*Information shown*
— begin —
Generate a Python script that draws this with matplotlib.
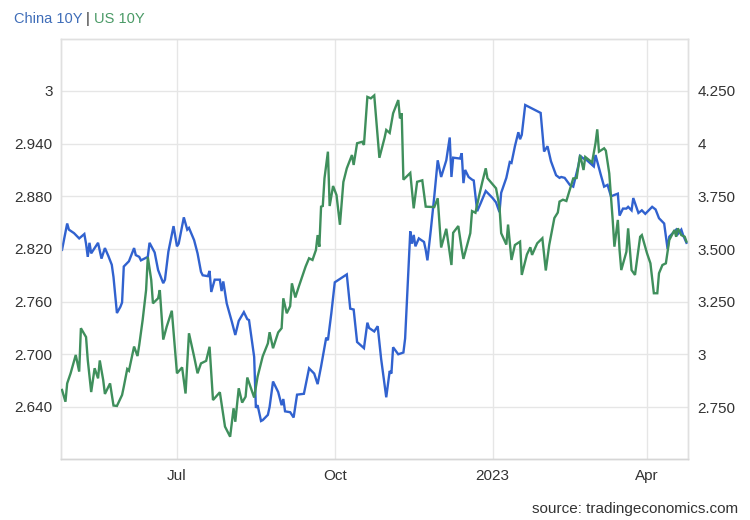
— end —
— begin —
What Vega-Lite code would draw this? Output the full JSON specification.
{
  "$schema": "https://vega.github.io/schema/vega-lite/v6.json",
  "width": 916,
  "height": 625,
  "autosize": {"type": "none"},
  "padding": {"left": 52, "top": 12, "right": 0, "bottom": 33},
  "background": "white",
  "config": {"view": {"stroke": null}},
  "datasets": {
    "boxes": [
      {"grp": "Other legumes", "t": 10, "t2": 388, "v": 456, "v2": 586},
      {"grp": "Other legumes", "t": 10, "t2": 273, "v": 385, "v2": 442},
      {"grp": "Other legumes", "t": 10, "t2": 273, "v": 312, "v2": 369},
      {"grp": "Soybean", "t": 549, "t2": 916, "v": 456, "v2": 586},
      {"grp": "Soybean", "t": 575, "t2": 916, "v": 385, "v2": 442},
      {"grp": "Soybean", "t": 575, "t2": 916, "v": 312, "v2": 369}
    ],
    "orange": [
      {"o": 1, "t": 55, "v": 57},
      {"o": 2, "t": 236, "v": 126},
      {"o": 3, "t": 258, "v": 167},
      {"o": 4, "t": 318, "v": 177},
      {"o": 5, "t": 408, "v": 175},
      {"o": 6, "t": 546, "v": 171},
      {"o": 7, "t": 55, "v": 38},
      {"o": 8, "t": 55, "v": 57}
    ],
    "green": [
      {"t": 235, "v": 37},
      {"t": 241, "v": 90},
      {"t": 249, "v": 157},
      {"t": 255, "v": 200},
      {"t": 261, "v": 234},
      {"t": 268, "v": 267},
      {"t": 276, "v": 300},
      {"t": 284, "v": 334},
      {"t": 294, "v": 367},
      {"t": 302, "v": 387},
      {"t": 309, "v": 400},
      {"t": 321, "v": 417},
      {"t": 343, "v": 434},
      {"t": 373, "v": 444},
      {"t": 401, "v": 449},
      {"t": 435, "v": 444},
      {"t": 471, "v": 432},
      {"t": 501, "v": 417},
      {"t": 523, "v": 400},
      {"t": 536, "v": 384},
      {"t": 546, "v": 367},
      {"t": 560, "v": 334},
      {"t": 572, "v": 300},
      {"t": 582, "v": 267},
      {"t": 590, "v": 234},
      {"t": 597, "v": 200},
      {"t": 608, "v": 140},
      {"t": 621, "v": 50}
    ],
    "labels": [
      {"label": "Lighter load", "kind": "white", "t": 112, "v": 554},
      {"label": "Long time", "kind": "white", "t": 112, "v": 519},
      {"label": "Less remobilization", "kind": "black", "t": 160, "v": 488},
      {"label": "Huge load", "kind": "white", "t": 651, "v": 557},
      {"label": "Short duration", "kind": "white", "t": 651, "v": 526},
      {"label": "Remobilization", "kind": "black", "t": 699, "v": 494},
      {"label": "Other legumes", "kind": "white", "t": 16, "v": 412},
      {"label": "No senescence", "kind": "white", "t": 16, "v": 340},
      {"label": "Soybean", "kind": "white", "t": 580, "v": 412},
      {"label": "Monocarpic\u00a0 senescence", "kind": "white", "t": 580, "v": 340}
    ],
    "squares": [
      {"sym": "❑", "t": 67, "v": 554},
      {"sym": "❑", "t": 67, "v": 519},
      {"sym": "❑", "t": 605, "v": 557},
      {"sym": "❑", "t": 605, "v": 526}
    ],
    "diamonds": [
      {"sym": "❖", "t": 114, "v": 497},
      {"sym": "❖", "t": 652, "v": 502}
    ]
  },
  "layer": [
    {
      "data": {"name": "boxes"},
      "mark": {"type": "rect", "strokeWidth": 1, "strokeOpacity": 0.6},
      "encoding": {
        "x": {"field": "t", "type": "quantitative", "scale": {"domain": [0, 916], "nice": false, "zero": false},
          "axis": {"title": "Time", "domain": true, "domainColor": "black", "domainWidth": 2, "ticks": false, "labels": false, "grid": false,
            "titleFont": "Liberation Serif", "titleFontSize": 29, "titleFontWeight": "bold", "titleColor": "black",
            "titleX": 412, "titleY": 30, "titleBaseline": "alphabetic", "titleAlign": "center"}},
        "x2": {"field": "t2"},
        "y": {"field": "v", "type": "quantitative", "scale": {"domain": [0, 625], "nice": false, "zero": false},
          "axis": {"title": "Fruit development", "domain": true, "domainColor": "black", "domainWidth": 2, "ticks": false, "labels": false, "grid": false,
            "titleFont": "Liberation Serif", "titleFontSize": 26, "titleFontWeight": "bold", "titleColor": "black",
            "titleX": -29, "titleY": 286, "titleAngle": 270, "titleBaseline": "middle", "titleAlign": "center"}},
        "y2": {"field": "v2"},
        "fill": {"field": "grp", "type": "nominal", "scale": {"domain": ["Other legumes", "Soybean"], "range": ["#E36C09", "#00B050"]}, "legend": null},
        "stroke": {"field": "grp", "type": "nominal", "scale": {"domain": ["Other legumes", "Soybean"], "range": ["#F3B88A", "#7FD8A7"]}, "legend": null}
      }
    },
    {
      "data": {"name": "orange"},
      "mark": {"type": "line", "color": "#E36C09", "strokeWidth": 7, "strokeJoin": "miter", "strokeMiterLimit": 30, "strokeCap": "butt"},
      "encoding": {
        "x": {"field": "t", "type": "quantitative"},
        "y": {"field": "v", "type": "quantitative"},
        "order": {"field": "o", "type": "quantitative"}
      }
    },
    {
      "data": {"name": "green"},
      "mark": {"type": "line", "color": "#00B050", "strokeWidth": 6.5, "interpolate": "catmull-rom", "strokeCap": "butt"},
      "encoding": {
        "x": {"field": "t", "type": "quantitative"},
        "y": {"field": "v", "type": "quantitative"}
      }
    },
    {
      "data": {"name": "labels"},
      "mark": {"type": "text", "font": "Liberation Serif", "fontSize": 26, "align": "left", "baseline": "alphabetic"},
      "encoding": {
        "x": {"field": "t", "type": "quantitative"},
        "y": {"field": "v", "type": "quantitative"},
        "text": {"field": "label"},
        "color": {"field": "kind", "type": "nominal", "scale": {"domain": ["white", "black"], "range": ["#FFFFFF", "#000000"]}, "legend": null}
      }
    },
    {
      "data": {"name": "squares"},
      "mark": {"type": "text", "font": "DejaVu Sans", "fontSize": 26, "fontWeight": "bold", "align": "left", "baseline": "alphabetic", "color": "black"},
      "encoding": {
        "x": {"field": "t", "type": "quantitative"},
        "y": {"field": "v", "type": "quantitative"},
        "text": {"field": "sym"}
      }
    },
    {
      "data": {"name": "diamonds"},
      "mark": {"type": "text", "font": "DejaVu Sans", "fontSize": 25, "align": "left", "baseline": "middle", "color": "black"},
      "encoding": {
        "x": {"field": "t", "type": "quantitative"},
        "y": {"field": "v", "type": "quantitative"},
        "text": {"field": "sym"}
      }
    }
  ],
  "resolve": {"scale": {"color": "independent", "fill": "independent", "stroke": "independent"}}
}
— end —
*Work instructions*
Search the preceding listing for the word "this" and pull out every line that holds it.

*Result*
Generate a Python script that draws this with matplotlib.
What Vega-Lite code would draw this? Output the full JSON specification.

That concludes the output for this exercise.